'Hang tough, it won't be easy': Trump defiant on tariffs
WASHINGTON

U.S. President Donald Trump doubled down on April 5 on sweeping tariffs he unleashed on countries around the world, warning Americans of pain ahead, but promising historic investment and prosperity.
The comments came as Trump's widest-ranging trade measures took effect in a move that could trigger retaliation and escalating economic tensions, with the British and French leaders saying "nothing should be off the table" in response.
Trump, acknowledging global turbulence, urged Americans to be patient.
"We have been the dumb and helpless 'whipping post,' but not any longer.
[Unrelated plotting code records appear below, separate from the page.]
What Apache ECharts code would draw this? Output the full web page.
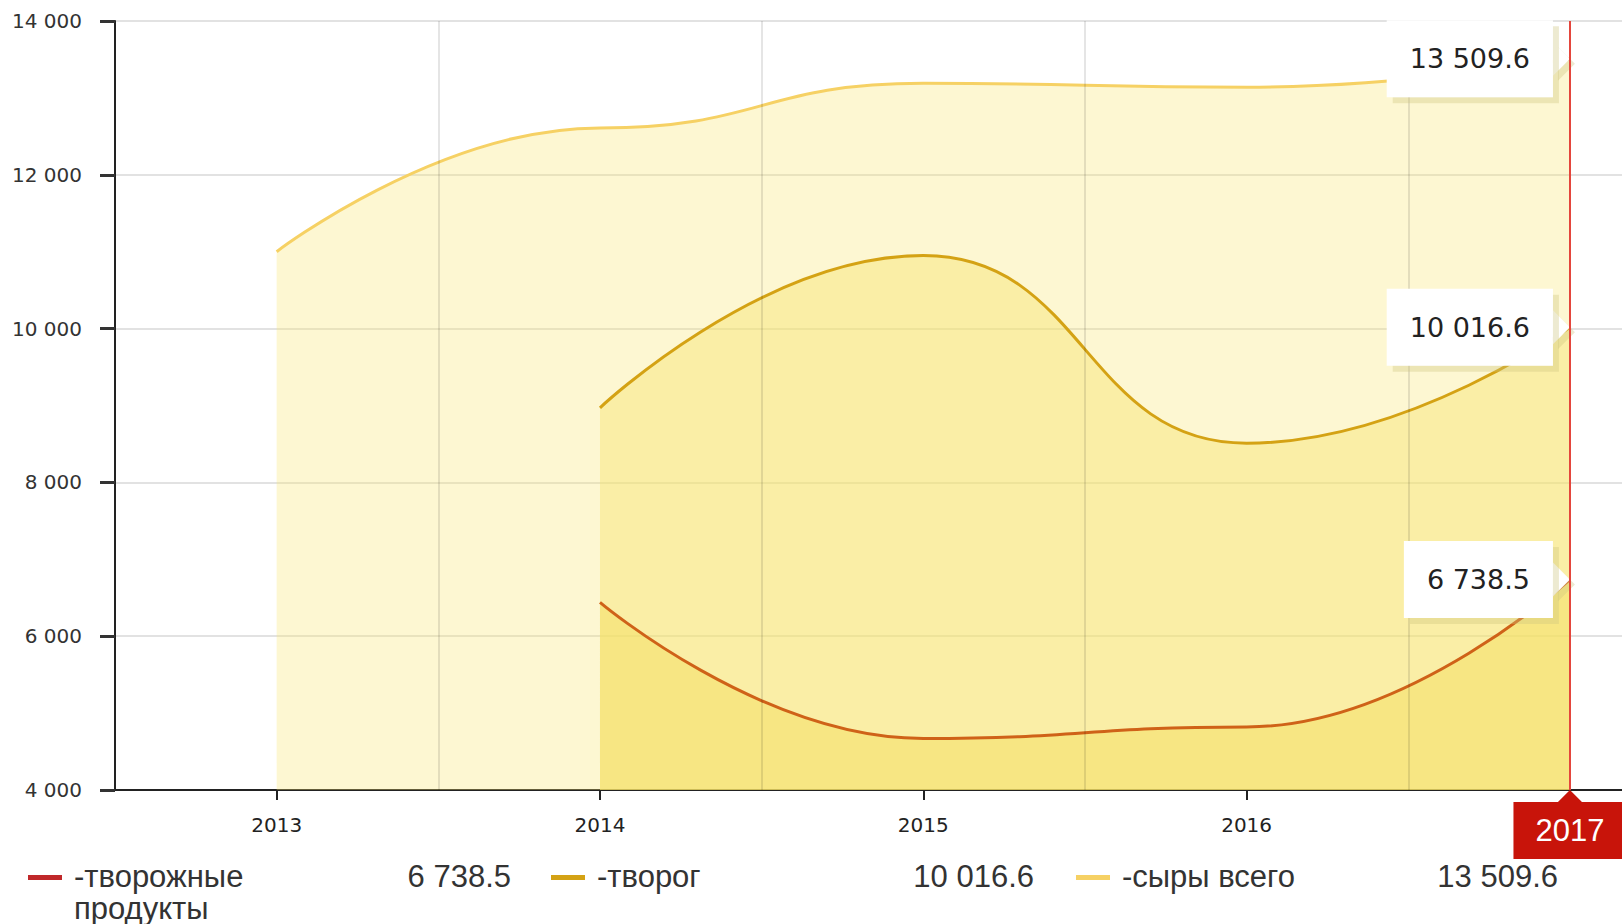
<!DOCTYPE html>
<html>
<head>
<meta charset="utf-8">
<script src="https://cdn.jsdelivr.net/npm/echarts@6/dist/echarts.min.js"></script>
<style>
html,body{margin:0;padding:0;background:#fff;}
#chart{width:1622px;height:924px;}
</style>
</head>
<body>
<div id="chart"></div>
<script>
// ---- data ----
const years = [2013, 2014, 2015, 2016, 2017];
const seriesNames = ['творожные продукты', 'творог', 'сыры всего'];
const legendLabels = ['-творожные\nпродукты', '-творог', '-сыры всего'];
const tvorProd = [null, 6440, 4670, 4820, 6738.5];
const tvorog = [null, 8970, 10950, 8510, 10016.6];
const syry = [11000, 12610, 13190, 13140, 13509.6];
const halfYearGrid = [2013.5, 2014.5, 2015.5, 2016.5];
const yearTicks = [2013, 2014, 2015, 2016];
const currentYear = 2017;

// ---- styles ----
const lineColors = ['#cf6218', '#d4a214', '#f6d164'];
const legendColors = ['#c0282a', '#d4a214', '#f6d164'];
const areaColors = ['rgba(244,222,100,0.52)', 'rgba(246,226,106,0.42)', 'rgba(247,228,110,0.31)'];

function fmt(v, dec) {
  const s = dec ? v.toFixed(dec) : String(Math.round(v));
  const parts = s.split('.');
  const intPart = parts[0].replace(/\B(?=(\d{3})+(?!\d))/g, ' ');
  return parts.length > 1 ? intPart + '.' + parts[1] : intPart;
}

const allValues = [tvorProd, tvorog, syry];

function buildData(vals) {
  const out = [];
  vals.forEach(function (v, i) {
    if (v == null) return;
    out.push([years[i], v]);
  });
  return out;
}

const series = [];
// vertical half-year grid lines
series.push({
  type: 'line', name: 'grid', data: [], z: 1, silent: true,
  markLine: {
    silent: true, symbol: ['none', 'none'], animation: false,
    label: { show: false },
    lineStyle: { color: 'rgba(0,0,0,0.10)', width: 2, type: 'solid' },
    data: halfYearGrid.map(function (x) { return { xAxis: x }; })
  }
});

const shadowCol = 'rgba(205,195,125,0.35)';

// draw order: сыры (bottom), творог, творожные (top)
[2, 1, 0].forEach(function (k, order) {
  const vals = allValues[k];
  const last = vals[vals.length - 1];
  series.push({
    type: 'line',
    name: seriesNames[k],
    data: buildData(vals),
    smooth: 0.5,
    smoothMonotone: 'x',
    showSymbol: false,
    z: 2 + order,
    lineStyle: { color: lineColors[k], width: 3 },
    itemStyle: { color: lineColors[k] },
    areaStyle: { color: areaColors[k], opacity: 1, origin: 'start' },
    markPoint: {
      silent: true, animation: false, z: 20,
      symbol: 'path://M0,0L17,17L0,34Z',
      symbolSize: [17, 34],
      symbolOffset: [-8.5, 0],
      symbolKeepAspect: false,
      itemStyle: {
        color: '#ffffff',
        shadowColor: shadowCol,
        shadowOffsetX: 5, shadowOffsetY: 5, shadowBlur: 0
      },
      label: {
        show: true,
        position: 'left',
        distance: 0,
        formatter: function (p) { return fmt(p.value, 1); },
        backgroundColor: '#ffffff',
        padding: [24, 23, 23, 23],
        lineHeight: 30,
        fontSize: 27,
        fontFamily: 'DejaVu Sans',
        color: '#222',
        shadowColor: shadowCol,
        shadowOffsetX: 6,
        shadowOffsetY: 6,
        shadowBlur: 0
      },
      data: [{ coord: [years[years.length - 1], last], value: last }]
    }
  });
});

// current year red line + label
series.push({
  type: 'line', name: 'current', data: [], z: 30, silent: true,
  markLine: {
    silent: true, symbol: ['none', 'none'], animation: false, z: 30,
    lineStyle: { color: '#e4463d', width: 2, type: 'solid' },
    label: {
      show: true, position: 'start', distance: 12,
      formatter: String(currentYear),
      backgroundColor: '#c8140a',
      color: '#ffffff',
      fontSize: 31,
      fontFamily: 'Liberation Sans',
      padding: [12, 22, 12, 22],
      lineHeight: 33
    },
    data: [{ xAxis: currentYear }]
  },
  markPoint: {
    silent: true, animation: false, z: 30,
    symbol: 'path://M0,12L12,0L24,12Z',
    symbolSize: [24, 12],
    symbolOffset: [0, 6],
    symbolKeepAspect: false,
    label: { show: false },
    itemStyle: { color: '#c8140a' },
    data: [{ coord: [currentYear, 4000] }]
  }
});

// legend as graphic elements
const legendX = [28, 551, 1076];
const legendValueRight = [511, 1034, 1558];
const graphicEls = [];
seriesNames.forEach(function (n, i) {
  const vals = allValues[i];
  graphicEls.push({
    type: 'rect', left: legendX[i], top: 875,
    shape: { width: 34, height: 5 },
    style: { fill: legendColors[i] }
  });
  graphicEls.push({
    type: 'text', left: legendX[i] + 46, top: 860,
    style: {
      text: legendLabels[i], fill: '#333',
      font: '31px "Liberation Sans"', lineHeight: 32
    }
  });
  graphicEls.push({
    type: 'text', right: 1622 - legendValueRight[i], top: 860,
    style: {
      text: fmt(vals[vals.length - 1], 1), fill: '#333',
      font: '31px "Liberation Sans"', lineHeight: 32, align: 'right'
    }
  });
});

const chart = echarts.init(document.getElementById('chart'), null, { renderer: 'svg' });
chart.setOption({
  animation: false,
  backgroundColor: '#ffffff',
  grid: { left: 115, right: 0, top: 21, bottom: 134, containLabel: false },
  xAxis: {
    type: 'value',
    min: 2012.5,
    max: 2017.161,
    axisLine: { show: true, onZero: false, lineStyle: { color: '#222', width: 2 } },
    axisTick: { show: true, length: 10, customValues: yearTicks, lineStyle: { color: '#222', width: 2 } },
    axisLabel: {
      show: true, customValues: yearTicks, margin: 25,
      color: '#222', fontSize: 20, fontFamily: 'DejaVu Sans',
      formatter: function (v) { return String(v); }
    },
    splitLine: { show: false }
  },
  yAxis: {
    type: 'value',
    min: 4000, max: 14000, interval: 2000,
    axisLine: { show: true, lineStyle: { color: '#222', width: 2 } },
    axisTick: { show: true, length: 15, lineStyle: { color: '#333', width: 3 } },
    axisLabel: {
      color: '#333', fontSize: 20, fontFamily: 'DejaVu Sans', margin: 33,
      formatter: function (v) { return fmt(v, 0); }
    },
    splitLine: { show: true, lineStyle: { color: '#e2e2e2', width: 2 } }
  },
  series: series,
  graphic: { elements: graphicEls }
});
</script>
</body>
</html>
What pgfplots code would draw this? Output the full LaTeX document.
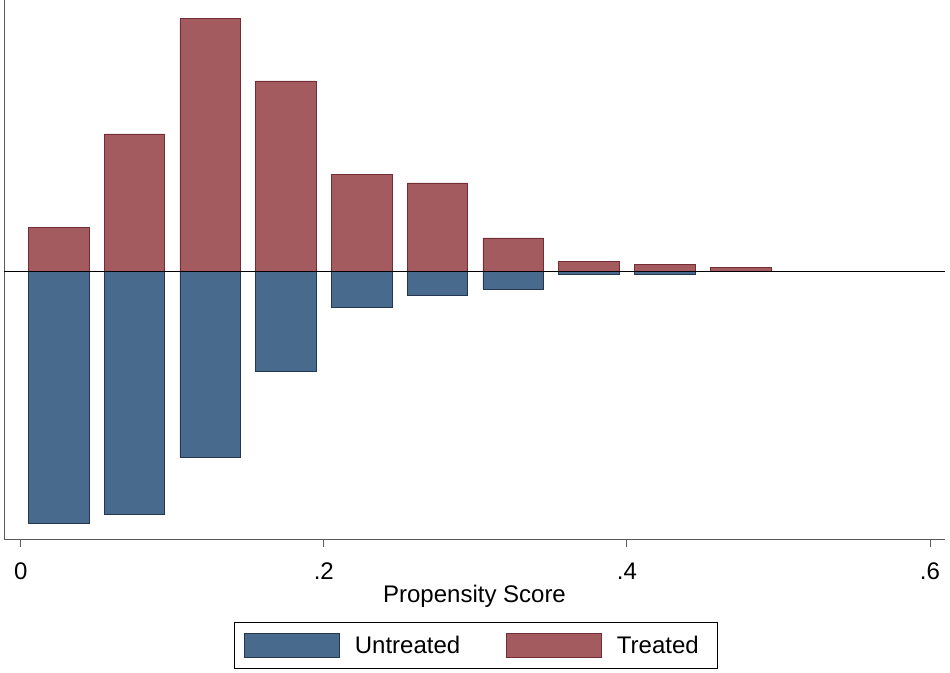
\documentclass[border=0pt]{standalone}
\usepackage{pgfplots}
\pgfplotsset{compat=1.18}
\usepackage{fontspec}
\setmainfont{Liberation Sans}
\definecolor{ubar}{RGB}{72,106,141}
\definecolor{udraw}{RGB}{35,55,80}
\definecolor{tbar}{RGB}{163,91,96}
\definecolor{tdraw}{RGB}{115,45,52}
\definecolor{axgray}{RGB}{90,90,90}
\begin{document}
\begin{tikzpicture}
\begin{axis}[
  scale only axis,
  width=941pt, height=539pt,
  xmin=-0.01102, xmax=0.6099,
  ymin=-268, ymax=271,
  axis x line*=bottom, axis y line*=left,
  axis line style={axgray, line width=0.9pt},
  ytick=\empty,
  xtick={0,0.2,0.4,0.6},
  xticklabels={0,.2,.4,.6},
  tick align=outside,
  major tick length=8pt,
  x tick style={axgray, line width=0.9pt},
  /pgf/number format/assume math mode=true,
  tick label style={font=\fontsize{24}{28}\selectfont},
  xticklabel style={yshift=-12pt},
  xlabel={Propensity Score},
  xlabel style={font=\fontsize{24}{28}\selectfont, at={(axis description cs:0.5,-0.1169)}, anchor=base},
  legend columns=2,
  legend style={at={(axis description cs:0.5016,-0.154)}, anchor=north,
    draw=black, line width=0.8pt, font=\fontsize{24}{28}\selectfont,
    inner xsep=10pt, inner ysep=10.5pt,
    nodes={inner sep=0pt},
    /tikz/every odd column/.append style={column sep=15pt},
    /tikz/every even column/.append style={column sep=46pt}},
  legend image code/.code={\draw[#1, line width=0.6pt] (0pt,-12pt) rectangle (95pt,12pt);},
]
\addplot[ybar, bar width=0.04, bar shift=0pt, fill=ubar, draw=udraw, line width=0.6pt]
  coordinates {(0.025,-252.3) (0.075,-243) (0.125,-186.3) (0.175,-100) (0.225,-36) (0.275,-24) (0.325,-18) (0.375,-3) (0.425,-3)};
\addlegendentry{Untreated}
\addplot[ybar, bar width=0.04, bar shift=0pt, fill=tbar, draw=tdraw, line width=0.6pt]
  coordinates {(0.025,43.3) (0.075,137) (0.125,252.3) (0.175,190) (0.225,96.7) (0.275,88) (0.325,33) (0.375,9.3) (0.425,6.7) (0.475,3.7)};
\addlegendentry{Treated\hspace*{9pt}}
\addplot[black, line width=0.9pt, forget plot] coordinates {(-0.01102,0) (0.6099,0)};
\end{axis}
\pgfresetboundingbox
\path[use as bounding box] (-4pt,-133pt) rectangle (946pt,539pt);
\end{tikzpicture}
\end{document}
We are bringing back jobs and businesses like never before," he wrote on Truth Social.
"This is an economic revolution, and we will win," the Republican president added. "Hang tough, it won't be easy, but the end result will be historic."
A 10 percent "baseline" tariff came into place on April 5, hitting most U.S. imports except goods from Mexico and Canada, as Trump invoked emergency economic powers.
The EU, Japan and China are among around 60 trading partners set to face even higher rates on April 9.
Trump's steep 34 percent tariff on Chinese goods, set to kick in this week, triggered Beijing's announcement of a 34 percent tariff on U.S. products from April 10.
"China has been hit much harder than the USA, not even close," Trump said in his post. "They, and many other nations, have treated us unsustainably badly."
As other major trading partners eyed possible recession, the French and British leaders said "nothing should be off the table."
Wall Street went into free fall on April 4, following similar plunges in Asia and Europe as economists warn tariffs could dampen growth and fuel inflation.
Canada and Mexico are unaffected by the latest move as they already face separate duties of up to 25 percent on goods entering the United States outside a North America trade agreement.
While Trump's staggered deadlines allow space for countries to negotiate, "if they can't get a reprieve, they are likely to retaliate, as China already has," Oxford Economics warned.
EU trade chief Maros Sefcovic said the bloc, which faces a 20 percent tariff, will act in "a calm, carefully phased, unified way" and allow time for talks.
But he said it "won't stand idly by."
France and Germany have said the EU could respond by imposing a tax on U.S. technology companies.
Japan's prime minister called for a "calm-headed" approach after Trump unveiled 24 percent tariffs on Japanese-made goods.
Trump's 25 percent auto tariffs also took effect last week, and Jeep-owner Stellantis has paused production at some Canadian and Mexican plants.
Trump's new global levies mark "the most sweeping tariff hike since the Smoot-Hawley Tariff Act, the 1930 law best remembered for triggering a global trade war and deepening the Great Depression," said the Center for Strategic and International Studies.
Oxford Economics estimates the action will push the average effective US tariff rate to 24 percent, "higher even than those seen in the 1930s."